Soglie di sbarramento
Un’altra novità è la riduzione della percentuale dal 7 al 3% del consenso che devono ottenere i partiti per avere diritto al finanziamento pubblico. Diventerà inoltre più facile iscriversi alle formazioni politiche, mentre, sempre sul campo delle libertà, verrà abolito il divieto di portare il velo per le lavoratrici del settore pubblico, una misura che in passato ha penalizzato molte donne limitandone le possibilità di impiego. Restano ad ogni modo escluse dall’applicazione della nuova misura le forze dell’ordine, le forze armate e la magistratura.
La grande attesa riguardo ad un’eventuale abbassamento della soglia di sbarramento elettorale resta per il momento solo un’ipotesi. Erdoğan ha annunciato tre possibili “alternative” per lo sbarramento del 10%, una delle più alte al mondo, introdotta dalla giunta militare dopo il golpe del 1980 e rimasta da allora in vigore. La prima possibilità esposta dal premier sarebbe quella di mantenerla così com’è. La seconda opzione prevederebbe di abbassare la soglia al 5% modificando la ripartizione delle circoscrizioni, la terza di eliminarla completamente, introducendo un sistema uninominale secco.
Nelle regioni curde del paese, le ultime due formule permetterebbero al BDP di entrare nell’Assemblea nazionale senza doversi presentare alle elezioni con candidati indipendenti, ed essere costretti a formare un gruppo parlamentare in un secondo momento. Sarebbero tuttavia fortemente penalizzanti per tutte le forze politiche minori, poiché favorirebbero solo i candidati dei partiti più forti. Una soluzione che, oltretutto, andrebbe nella direzione del sistema bipolare voluto dal premier Erdoğan. Secco il commento di Gültan Kışanak, co-leader del BDP: “Non è un pacchetto che risponde alle esigenze di democratizzazione della Turchia”.
Minoranze
Il seminario greco-ortodosso Halki, sull’apertura del quale nei mesi scorsi erano sorte forti speranze, non è stato incluso nel pacchetto, così come sono rimaste ancora una volta inascoltate le richieste avanzate dagli aleviti. Nessuno status legale alle cemevi, loro luogo di culto; invariato l’obbligo dell’ora di religione (di fatto islam sunnita) nelle scuole. Il vicepremier Bekir Bozdağ ha tuttavia annunciato che “i lavori sull’apertura alevita procedono e verranno comunicati all’opinione pubblica in un secondo momento”. Intervistato dalla BBC Türkçe, Selahattin Özel, presidente della Federazione alevita-bektashi, ha detto che l’atteggiamento del premier nei confronti degli aleviti “è nota e continua a mantenere la stessa coerenza, ma la democrazia serve alla Turchia più che agli aleviti”.

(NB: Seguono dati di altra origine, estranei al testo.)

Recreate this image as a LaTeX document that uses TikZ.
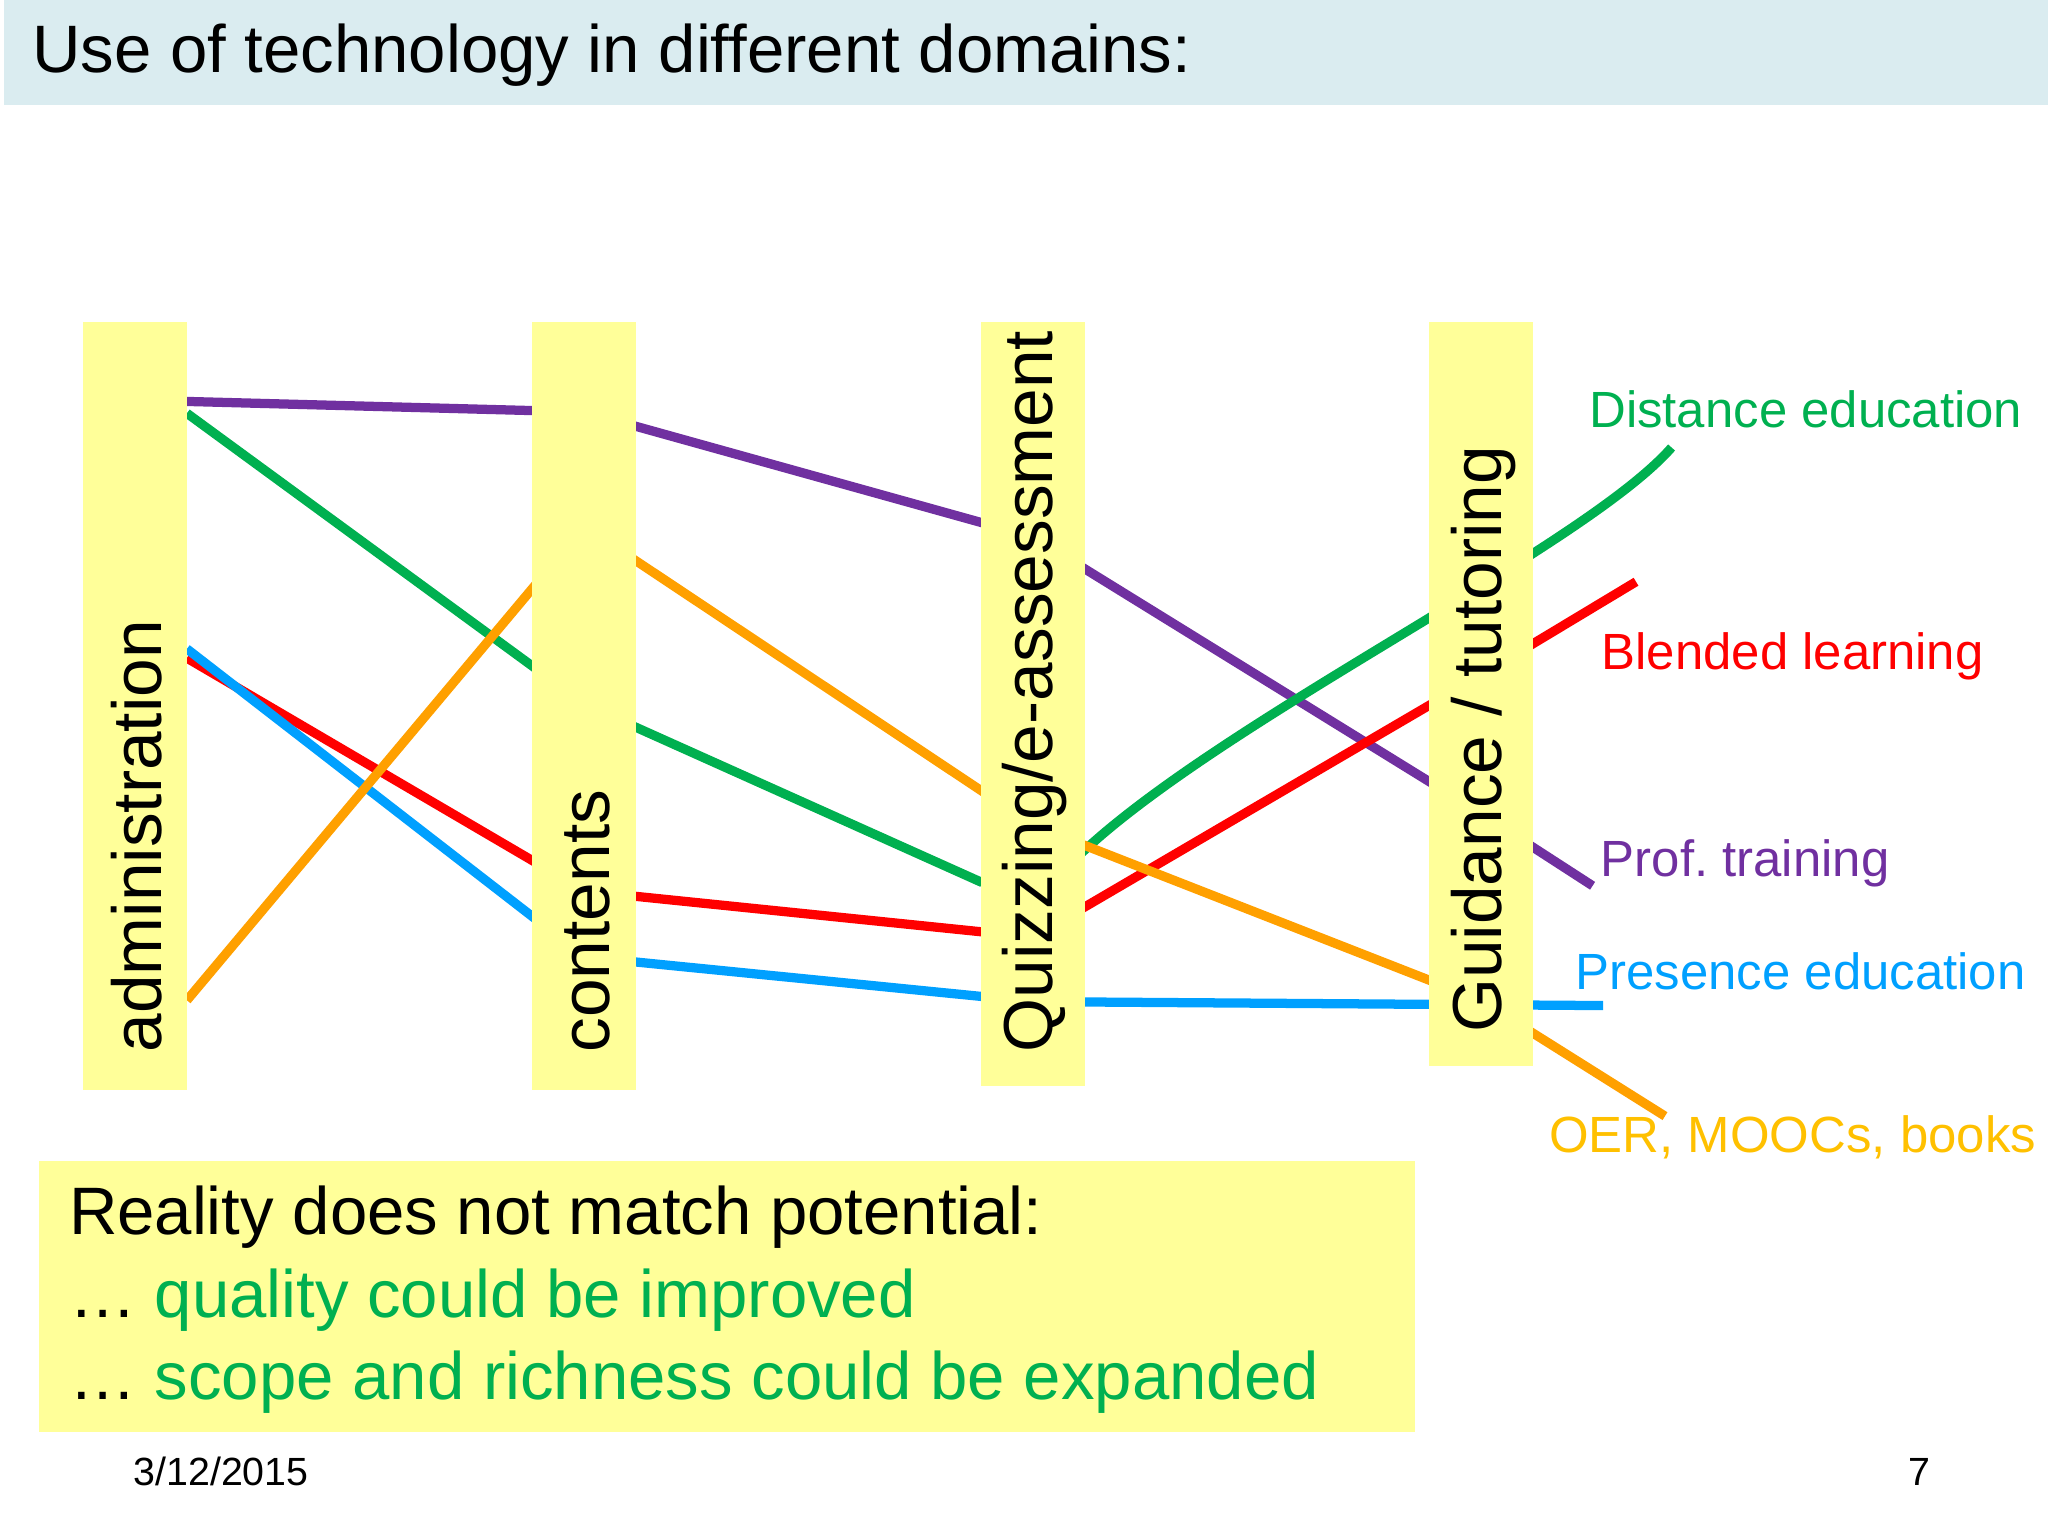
\documentclass[tikz,border=0pt]{standalone}
\usepackage{fontspec}
\setmainfont{Liberation Sans}
\frenchspacing
\begin{document}
\begin{tikzpicture}[x=0.01cm,y=-0.01cm,
  ln/.style={line width=2pt},
  bar/.style={fill=byel,draw=none},
  barlab/.style={rotate=90,anchor=west,font=\fontsize{15}{17}\selectfont},
  lab/.style={font=\fontsize{11}{13}\selectfont},
  boxtxt/.style={anchor=west,font=\fontsize{14.5}{17}\selectfont}]
\definecolor{byel}{RGB}{255,255,153}
\definecolor{tband}{RGB}{218,236,240}
\definecolor{cg}{RGB}{0,176,80}
\definecolor{cr}{RGB}{255,0,0}
\definecolor{cp}{RGB}{112,48,160}
\definecolor{cb}{RGB}{0,160,255}
\definecolor{co}{RGB}{255,160,0}
\definecolor{col}{RGB}{255,192,0}
\useasboundingbox (0,0) rectangle (1556,1170);
\fill[tband] (3,0) rectangle (1556,80);
\node[anchor=west,font=\fontsize{14.5}{17}\selectfont] (title) at (12,42) {Use of technology in different domains:};
% lines
\draw[ln,cp] (142,305) -- (444,313) -- (785,408) -- (1125,618) -- (1210,673);
\draw[ln,cg] (142,314) -- (444,535) -- (745,670) -- (805,665) .. controls (900,560) and (1200,420) .. (1270,340);
\draw[ln,cr] (142,500) -- (444,677) -- (785,712) -- (1125,513) -- (1243,442);
\draw[ln,cb] (142,493) -- (444,727) -- (785,761) -- (1218,764);
\draw[ln,co] (142,760) -- (444,400) -- (785,627) -- (1125,760) -- (1265,848);
% bars
\fill[bar] (63,245) rectangle (142,828);
\fill[bar] (404,245) rectangle (483,828);
\fill[bar] (745,245) rectangle (824,825);
\fill[bar] (1086,245) rectangle (1165,810);
\node[barlab] (a) at (104,812) {administration};
\node[barlab] (c) at (446,812) {contents};
\node[barlab] (q) at (786,812) {Quizzing/e-assessment};
\node[barlab] (g) at (1127,797) {Guidance / tutoring};
% labels
\node[lab,text=cg] (l1) at (1372,311) {Distance education};
\node[lab,text=cr] (l2) at (1362,499) {Blended learning};
\node[lab,text=cp] (l3) at (1326,656) {Prof. training};
\node[lab,text=cb] (l4) at (1368,738) {Presence education};
\node[lab,text=col] (l5) at (1362,864) {OER, MOOCs, books};
% box
\fill[byel] (30,882) rectangle (1075,1088);
\node[boxtxt] (b1) at (40,925) {Reality does not match potential:};
\node[boxtxt] (b2) at (40,988) {\dots\ \textcolor{cg}{quality could be improved}};
\node[boxtxt] (b3) at (40,1050) {\dots\ \textcolor{cg}{scope and richness could be expanded}};
\node[font=\fontsize{8.5}{10}\selectfont] (d) at (168,1118) {3/12/2015};
\node[font=\fontsize{8.5}{10}\selectfont] (p) at (1458,1118) {7};
\end{tikzpicture}
\end{document}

Il premier ha affermato che verrà fondato un Istituto universitario di lingua e cultura rom, un’altra minoranza che nelle ultime settimane è tornata al centro di attacchi fisici e verbali, anche da parte di cariche istituzionali. Secondo quanto annunciato da Erdoğan, nel prossimo periodo il governo inizierà a condurre “una lotta più attiva contro reati che abbiano come movente l’odio”. “In Turchia nessuno può essere discriminato a causa della propria lingua, etnia, colore, fede o perché professa la propria fede”, ha detto il premier, aggiungendo che verranno previste “pene da uno a tre anni di carcere per chi interferisce nelle scelte riguardanti le convinzioni, il modo di credere e di pensare delle persone”.

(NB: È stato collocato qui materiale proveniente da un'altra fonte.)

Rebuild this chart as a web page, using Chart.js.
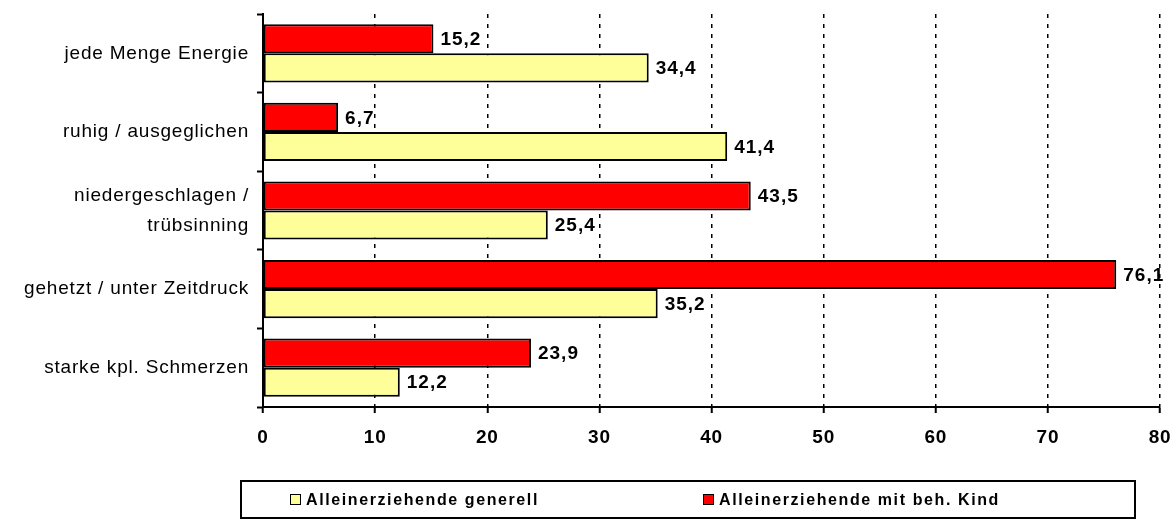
<!DOCTYPE html>
<html>
<head>
<meta charset="utf-8">
<script src="https://cdn.jsdelivr.net/npm/chart.js@4/dist/chart.umd.min.js"></script>
<style>
  html, body { margin: 0; padding: 0; background: #fff; }
  #wrap { position: relative; width: 1176px; height: 520px; }
  #chart { position: absolute; left: 0; top: 0; }
  #legend {
    position: absolute; left: 240px; top: 480px; width: 892px; height: 35px;
    border: 2px solid #000; box-sizing: content-box;
    font: bold 16px "Liberation Sans", Arial, sans-serif; letter-spacing: 1.6px; color: #000;
  }
  .item { position: absolute; top: 8px; white-space: nowrap; line-height: 19px; }
  .swatch { display: inline-block; width: 9px; height: 9px; border: 1px solid #000; margin-right: 5px; vertical-align: 0px; }
</style>
</head>
<body>
<div id="wrap">
  <canvas id="chart" width="1176" height="520"></canvas>
  <div id="legend"></div>
</div>
<script>
(() => {
  const categories = [
    "jede Menge Energie",
    "ruhig / ausgeglichen",
    ["niedergeschlagen /", "trübsinning"],
    "gehetzt / unter Zeitdruck",
    "starke kpl. Schmerzen",
  ];
  const generell = [34.4, 41.4, 25.4, 35.2, 12.2];
  const mitKind = [15.2, 6.7, 43.5, 76.1, 23.9];
  const seriesNames = ["Alleinerziehende generell", "Alleinerziehende mit beh. Kind"];
  const xTicks = [0, 10, 20, 30, 40, 50, 60, 70, 80];

  const RED = "#ff0000";
  const YELLOW = "#ffff99";

  const spacing = {
    id: "spacing",
    beforeLayout(chart) { chart.ctx.letterSpacing = "0.8px"; },
    beforeDraw(chart) { chart.ctx.letterSpacing = "0.8px"; },
  };

  const valueLabels = {
    id: "valueLabels",
    afterDatasetsDraw(chart) {
      const ctx = chart.ctx;
      ctx.save();
      ctx.letterSpacing = "1px";
      ctx.font = 'bold 19px "Liberation Sans", Arial, sans-serif';
      ctx.fillStyle = "#000";
      ctx.textAlign = "left";
      ctx.textBaseline = "middle";
      chart.data.datasets.forEach((ds, i) => {
        chart.getDatasetMeta(i).data.forEach((bar, j) => {
          const txt = ds.data[j].toFixed(1).replace(".", ",");
          ctx.fillText(txt, bar.x + 7, bar.y + 1);
        });
      });
      ctx.restore();
    },
  };

  new Chart(document.getElementById("chart"), {
    type: "bar",
    data: {
      labels: categories,
      datasets: [
        { label: seriesNames[1], data: mitKind, backgroundColor: RED, borderColor: "#000", borderWidth: 2, borderSkipped: false },
        { label: seriesNames[0], data: generell, backgroundColor: YELLOW, borderColor: "#000", borderWidth: 2, borderSkipped: false },
      ],
    },
    options: {
      indexAxis: "y",
      responsive: false,
      animation: false,
      categoryPercentage: 0.74,
      barPercentage: 1.0,
      layout: { padding: { top: 14, right: 16, bottom: 63, left: 0 } },
      plugins: { legend: { display: false }, tooltip: { enabled: false } },
      scales: {
        x: {
          min: 0,
          max: 80,
          afterBuildTicks: (scale) => { scale.ticks = xTicks.map((v) => ({ value: v })); },
          afterFit: (scale) => {
            scale.height = 50;
            scale.paddingLeft = 0;
            scale.paddingRight = 0;
          },
          ticks: {
            color: "#000",
            padding: 13,
            font: { family: '"Liberation Sans", Arial, sans-serif', size: 19, weight: "bold" },
          },
          grid: { color: "#000", lineWidth: 1.5, tickLength: 6, tickWidth: 2, tickColor: "#000" },
          border: { color: "#000", width: 2, dash: [4, 6] },
        },
        y: {
          afterFit: (scale) => {
            scale.width = 263;
            scale.paddingTop = 0;
            scale.paddingBottom = 0;
          },
          ticks: {
            color: "#000",
            padding: 8,
            font: { family: '"Liberation Sans", Arial, sans-serif', size: 19, lineHeight: 1.6 },
          },
          grid: { drawOnChartArea: false, tickLength: 6, tickWidth: 2, tickColor: "#000", offset: true },
          border: { color: "#000", width: 2 },
        },
      },
    },
    plugins: [spacing, valueLabels],
  });

  // legend drawn in a framed box under the chart, like the original
  const legend = document.getElementById("legend");
  const items = [
    { name: seriesNames[0], color: YELLOW, left: 48 },
    { name: seriesNames[1], color: RED, left: 461 },
  ];
  items.forEach((it) => {
    const span = document.createElement("span");
    span.className = "item";
    span.style.left = it.left + "px";
    const sw = document.createElement("span");
    sw.className = "swatch";
    sw.style.background = it.color;
    span.appendChild(sw);
    span.appendChild(document.createTextNode(it.name));
    legend.appendChild(span);
  });
})();
</script>
</body>
</html>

Gli esperti ricordano però che in Turchia non esiste un’apposita legge contro i “reati d’odio” e il pacchetto non sembra fare cenno ad una sua eventuale introduzione. Il giornalista İsmail Saymaz, citando il processo che ha portato recentemente al pianista Fazıl Say una condanna di 10 mesi per aver inviato dei tweet blasfemi, ricorda che “le regolamentazioni che verranno fatte per definire ‘i discorsi d’odio’ potrebbero anche facilmente ritorcersi contro chi si esprime contro l’islam”.
Reazioni
Positive le prime reazioni al pacchetto da Bruxelles. Peter Strano, portavoce del commissario europeo all’allargamento Štefan Füle, ha affermato che la Commissione europea si aspetta "progressi" in Turchia dal pacchetto di riforme di "democratizzazione", assieme "all’inclusione dell’opposizione" nel processo e seguirà la "traduzione delle proposte in legge e azioni".
Per il Mithat Sancar, docente di giurisprudenza all’Università di Ankara e opinionista del quotidiano Taraf, il pacchetto è invece un’occasione per “mettere in campo le dinamiche della politica democratica e spingere ancor di più in quella direzione. La democratizzazione non è qualcosa da poter affidare ai governi. Ci sono modifiche che in undici anni di governo l’AKP avrebbe potuto fare senza alcuna difficoltà, ma le ha realizzate solo quando la spinta della società civile era abbastanza forte. L’AKP e il premier nel realizzare le riforme si muovono in senso unilaterale, tenendo tutto sotto controllo. Lo stile e il metodo che adottano non sono democratici. E’ per questo che bisogna protestare e insistere affinché tutto il processo diventi più democratico”.